Tuesday, September 22, 2009

Liveblogging CWPA 2009: Part 2

9:06: The folks from the College of Charleston are describing their adjustment of the first-year writing requirements. Chris Warnick begins...

The new program replaces a two-semester FYC sequence with a single semester course. Problems with this set-up? The second semester often saw too much focus on literature and de-emphasis of composition. Students often perceived it as redundant.

The new set up features a one-semester, four-hour course, streamlined for pedagogical and financial reasons. It is hoped that this one-semester course will see more intentional instruction of composition, and it's certainly helped financially: the college's dependence on adjuncts has been greatly reduced by the drastic reduction in the number of required instructors.

They've had to face and conquer various myths about writing instruction, including (1) the notion that writing skills "transfer" from one discipline to others (reality: this is nonsense) and (2) the notion that two semesters of writing instruction are better than one (reality: no number of first-year courses will adequately prepare students for disciplinary writing).

9:17: Amy Mecklenburg-Faenger continues, playing "Negative Nancy," addressing challenges faced with the changes they've made...

The appearance on the surface is that the department is very much on the same page with regards to writing instruction. However, there are always different perceptions of the nature and effectiveness of curricular change, and in reality there has been a good deal of resistance to the changes, and the WAC component concomitant their overhaul has yet to take hold.

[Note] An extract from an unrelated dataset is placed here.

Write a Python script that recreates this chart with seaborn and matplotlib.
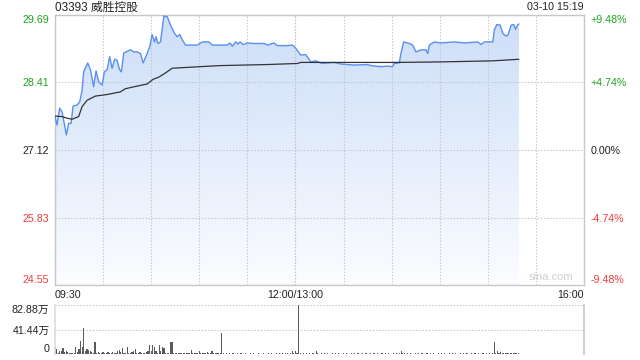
import numpy as np
import pandas as pd
import matplotlib
matplotlib.use("Agg")
import matplotlib.pyplot as plt
from matplotlib.colors import LinearSegmentedColormap
import seaborn as sns

# ---------------- data ----------------
title_text = "03393 威胜控股"
stamp_text = "03-10 15:19"
prev_close = 27.12
price_ticks = [29.69, 28.41, 27.12, 25.83, 24.55]
pct_labels = ["+9.48%", "+4.74%", "0.00%", "-4.74%", "-9.48%"]
time_ticks = [0, 150, 330]
time_labels = ["09:30", "12:00/13:00", "16:00"]
vol_ticks = [0, 41.44, 82.88]
vol_labels = ["0", "41.44万", "82.88万"]

# trading minutes since 09:30 (lunch break removed) and price
price_min = [0, 1.25, 2.9, 4.4, 5.4, 7.1, 8.5, 10, 11.25, 13.75, 15.4, 16.9, 17.9, 20.4,
             22.1, 24.1, 25.6, 27.25, 29.4, 30.8, 32.5, 34.1, 35.6, 37.25, 38.75, 40.2,
             41.4, 42.9, 47.1, 49.1, 51.25, 53.3, 55, 57.5, 59.1, 60.6, 62.1, 63.1, 64.1,
             65.8, 67.9, 70, 72.1, 74.6, 76.25, 77.9, 79.4, 81.4, 88.75, 91.9, 96, 98.1,
             107.5, 109.1, 110.6, 112.7, 114.1, 115.4, 117.5, 120, 124.1, 130.4, 132.5,
             136.6, 138.75, 145, 148.1, 150.2, 153.3, 156.4, 159.6, 162.7, 166.5, 170,
             174.1, 178.3, 186.6, 195, 197.1, 203.3, 207.5, 210.6, 211.6, 214.75, 215.8,
             217.5, 221, 223.1, 225.2, 228.3, 231.4, 232.5, 233.5, 236.6, 240.8, 249.1,
             255.4, 263.75, 265.8, 267.9, 273.1, 274.1, 275.6, 277.7, 279.4, 281.4, 282.5,
             284.6, 286.25, 287.25, 288.75, 289.4]
price_val = [27.76, 27.60, 27.92, 27.85, 27.69, 27.41, 27.63, 27.63, 27.96, 27.98, 28.04,
             28.26, 28.61, 28.78, 28.65, 28.33, 28.63, 28.42, 28.36, 28.61, 28.65, 28.90,
             28.68, 28.85, 28.83, 28.66, 28.61, 28.97, 29.03, 28.99, 28.99, 28.96, 28.78,
             28.96, 29.09, 29.32, 29.18, 29.28, 29.15, 29.18, 29.67, 29.66, 29.50, 29.34,
             29.28, 29.32, 29.22, 29.12, 29.12, 29.18, 29.18, 29.12, 29.12, 29.16, 29.10,
             29.18, 29.14, 29.18, 29.13, 29.16, 29.15, 29.15, 29.12, 29.16, 29.11, 29.11,
             29.12, 29.06, 28.93, 28.94, 28.80, 28.82, 28.77, 28.78, 28.79, 28.76, 28.74,
             28.75, 28.73, 28.71, 28.72, 28.71, 28.77, 28.78, 28.96, 29.18, 29.15, 29.12,
             28.99, 29.03, 29.03, 28.96, 29.12, 29.18, 29.16, 29.18, 29.16, 29.18, 29.13,
             29.18, 29.18, 29.41, 29.51, 29.50, 29.34, 29.29, 29.31, 29.50, 29.51, 29.42,
             29.51, 29.52]

avg_min = [0, 4.4, 7.5, 10.6, 14.75, 16.9, 20, 25.2, 32.5, 40.8, 43.9, 51.25, 57.5,
           61.25, 64.75, 68.9, 73.1, 90.8, 103.3, 132.5, 151.25, 153.3, 211.6, 240.8,
           273.1, 289.4]
avg_val = [27.77, 27.76, 27.73, 27.71, 27.76, 27.95, 28.07, 28.15, 28.18, 28.23, 28.29,
           28.34, 28.38, 28.47, 28.51, 28.59, 28.68, 28.71, 28.73, 28.75, 28.77, 28.79,
           28.79, 28.80, 28.82, 28.85]

# volume per minute (万股), minute 0 .. 289
vol = [13, 9, 3, 6, 5, 10, 4, 5, 4, 3,
       3, 2, 3, 13, 4, 9, 23, 12, 45, 6,
       9, 7, 5, 4, 3, 20, 3, 4, 2, 3,
       4, 2, 3, 4, 2, 3, 4, 2, 3, 5,
       7, 4, 10, 3, 2, 13, 3, 2, 4, 5,
       9, 3, 2, 4, 3, 2, 3, 4, 6, 16,
       5, 15, 12, 5, 3, 15, 5, 13, 10, 3,
       2, 3, 20, 21, 3, 2, 3, 2, 3, 2,
       2, 3, 2, 2, 3, 7, 2, 2, 3, 2,
       6, 2, 2, 3, 2, 4, 2, 2, 6, 2,
       2, 3, 2, 2, 36, 2, 1, 2, 1, 2,
       1, 2, 1, 1, 2, 1, 2, 1, 1, 2,
       1, 1, 2, 1, 2, 1, 1, 2, 1, 1,
       2, 1, 1, 2, 1, 2, 1, 1, 2, 1,
       2, 1, 2, 1, 2, 3, 1, 2, 5, 2,
       5, 2, 82.88, 2, 1, 2, 1, 2, 1, 2,
       1, 2, 1, 5, 2, 1, 2, 1, 2, 1,
       2, 1, 1, 2, 1, 2, 1, 2, 1, 1,
       2, 1, 2, 1, 1, 2, 1, 2, 1, 2,
       1, 1, 2, 1, 2, 1, 1, 2, 1, 2,
       1, 2, 1, 1, 2, 1, 2, 1, 2, 1,
       1, 2, 1, 2, 1, 2, 5, 3, 2, 1,
       2, 1, 2, 1, 1, 2, 1, 2, 1, 2,
       1, 1, 2, 1, 2, 1, 2, 1, 1, 2,
       1, 2, 1, 2, 1, 1, 2, 1, 2, 1,
       2, 1, 1, 2, 1, 2, 1, 2, 1, 1,
       2, 1, 2, 1, 2, 1, 1, 2, 1, 2,
       1, 2, 1, 2, 20, 3, 5, 3, 4, 2,
       3, 2, 3, 2, 3, 2, 3, 2, 2, 2]

# ---------------- style ----------------
sns.set_theme(style="white")
plt.rcParams["font.family"] = ["Liberation Sans", "Noto Sans CJK SC", "DejaVu Sans"]

GREEN = "#1ea51e"
RED = "#f03c3c"
BLACK = "#222222"
SPINE = "#c8c8c8"
GRID = "#c4c4c4"
LINE = "#5a8ff0"

FS = 7.7

fig = plt.figure(figsize=(6.4, 3.6), dpi=100)
ax = fig.add_axes([55 / 640, 74.6 / 360, 529 / 640, 270.3 / 360])
axv = fig.add_axes([55 / 640, 5.6 / 360, 529 / 640, 49.4 / 360])

ymin, ymax = price_ticks[-1], price_ticks[0]
ax.set_xlim(0, 330)
ax.set_ylim(ymin, ymax)

# gradient fill under price
df = pd.DataFrame({"t": price_min, "p": price_val})
poly = ax.fill_between(df["t"], df["p"], ymin, color="none", linewidth=0)
cmap = LinearSegmentedColormap.from_list("g", [(0.985, 0.99, 1.0), (0.80, 0.87, 0.975)])
grad = np.linspace(0, 1, 256).reshape(-1, 1)
im = ax.imshow(grad, extent=[0, 330, ymin, ymax], origin="lower", aspect="auto",
               cmap=cmap, zorder=1, interpolation="bicubic")
im.set_clip_path(poly.get_paths()[0], transform=ax.transData)

sns.lineplot(data=df, x="t", y="p", ax=ax, color=LINE, linewidth=1.0, zorder=4)
dfa = pd.DataFrame({"t": avg_min, "a": avg_val})
sns.lineplot(data=dfa, x="t", y="a", ax=ax, color="#333333", linewidth=0.9, zorder=5)

# grid
ax.set_xticks(time_ticks)
ax.set_xticks(np.arange(30, 330, 30), minor=True)
ax.xaxis.remove_overlapping_locs = False
ax.set_yticks(price_ticks)
ax.set_yticklabels([f"{v:.2f}" for v in price_ticks])
ax.grid(True, which="both", axis="x", color=GRID, linestyle=(0, (1.2, 1.6)), linewidth=0.8, zorder=3)
ax.grid(True, which="major", axis="y", color=GRID, linestyle=(0, (1.2, 1.6)), linewidth=0.8, zorder=3)
ax.set_axisbelow(False)
for gl in ax.get_xgridlines() + ax.get_ygridlines():
    gl.set_zorder(3)

ax.set_xticklabels(time_labels)
ax.tick_params(axis="both", which="both", length=0, labelsize=FS)
ax.tick_params(axis="x", pad=3, colors=BLACK)
ax.tick_params(axis="y", pad=4)
xl = ax.get_xticklabels()
xl[0].set_ha("left")
xl[2].set_ha("right")

colors = [GREEN, GREEN, BLACK, RED, RED]
for lab, c in zip(ax.get_yticklabels(), colors):
    lab.set_color(c)
ylabs = ax.get_yticklabels()
ylabs[0].set_va("top")
ylabs[-1].set_va("bottom")
ax.set_xlabel("")
ax.set_ylabel("")

for s in ax.spines.values():
    s.set_color(SPINE)
    s.set_linewidth(1.0)

# right percentage axis
ax2 = ax.twinx()
ax2.set_ylim(ymin, ymax)
ax2.set_yticks(price_ticks)
ax2.set_yticklabels(pct_labels)
ax2.tick_params(axis="y", length=0, labelsize=FS, pad=5)
for lab, c in zip(ax2.get_yticklabels(), colors):
    lab.set_color(c)
r = ax2.get_yticklabels()
r[0].set_va("top")
r[-1].set_va("bottom")
for s in ax2.spines.values():
    s.set_visible(False)
ax2.grid(False)

ax.text(0.979, 0.012, "sina.com", transform=ax.transAxes, ha="right", va="bottom",
        color="#cfcfcf", fontsize=8, zorder=6)

# ---------------- volume ----------------
vmin_idx = np.arange(len(vol))
axv.bar(vmin_idx, vol, width=0.75, color="#5a5a5a", linewidth=0, align="center")
axv.set_xlim(0, 330)
axv.set_ylim(0, vol_ticks[-1])
axv.set_xticks([])
axv.set_yticks(vol_ticks)
axv.set_yticklabels(vol_labels)
axv.tick_params(axis="y", length=0, labelsize=FS, pad=4, colors=BLACK)
vl = axv.get_yticklabels()
vl[0].set_va("bottom")
vl[-1].set_va("top")
axv.grid(True, axis="y", color=GRID, linestyle=(0, (1.2, 1.6)), linewidth=0.8)
axv.get_ygridlines()[0].set_visible(False)
axv.spines["top"].set_visible(False)
axv.spines["bottom"].set_visible(False)
axv.spines["left"].set_color("#dddddd")
axv.spines["right"].set_color(SPINE)

# ---------------- header ----------------
fig.text(55 / 640, 1 - 7.5 / 360, title_text, ha="left", va="center", fontsize=8.5, color=BLACK)
fig.text(584 / 640, 1 - 7.5 / 360, stamp_text, ha="right", va="center", fontsize=FS, color=BLACK)

fig.savefig("out.png", dpi=100)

There's a leadership vacuum, with no one there to oversee the program directly, resulting in inconsistent quality of instruction. In particular, one could not assume that students in the second-semester course had been taught particular skills in the first semester-course.

There's very little training and faculty development, and since the responsibility for maintaining the courses is shared throughout and governed by the entire English Department, when pivotal decisions are made regarding composition instruction, the votes of the "non-experts" get swamped by those of the "experts."

There's no centralized place (physically speaking), leading to a defocused existence in space and a lack of coherence program-wide.

There's the notion that writing about literature is superior in some way to basic composition, and the notion that students will "learn to write by reading."

There are antiquated grading systems still in place that punish students for almost arbitrary, acontextual compositional errors.

The nature and quality of thesis-driven research-based writing is highly inconsistent from section to section.

There's fear on the part of faculty that they're being micromanaged, being told what to teach. In reality, a well-designed, shared curriculum ensures that faculty don't have to start at zero, and can benefit from a well-developed and standardized curriculum. Students, too, can be assured that they will receive similar instruction, no matter who their instructor is.

9:35: Meg Scott-Copses continues...

They've amassed a goodly pile of materials in the process of redesigning the curriculum.

A list of student goals for the single-semester course helped reify the intentions of the course's faculty. A list of recommended readers help as well. Rather than mandating a particular reader, they've attempted to standardize an assignment sequence: (1) summary and response, (2) analysis, and (3) synthesis.

They've been partnering with the library in coordinating instruction of research and information literacy skills, and have developed a list of expectations regarding this instruction. These expectations focus on instruction on critical evaluation of sources.

Now, what to do with the fourth hour of the course? Conference with students? If so, in class, in small groups, or individually? This fourth hour gives instructors extra time to fit in instruction they would ordinarily have had to do "on their own time."

But how is it all working? Hard to say. To say something about it,

9:53: Jennifer Burgess continues, on assessment...She's built an assessment program from the ground up. It's a hefty program!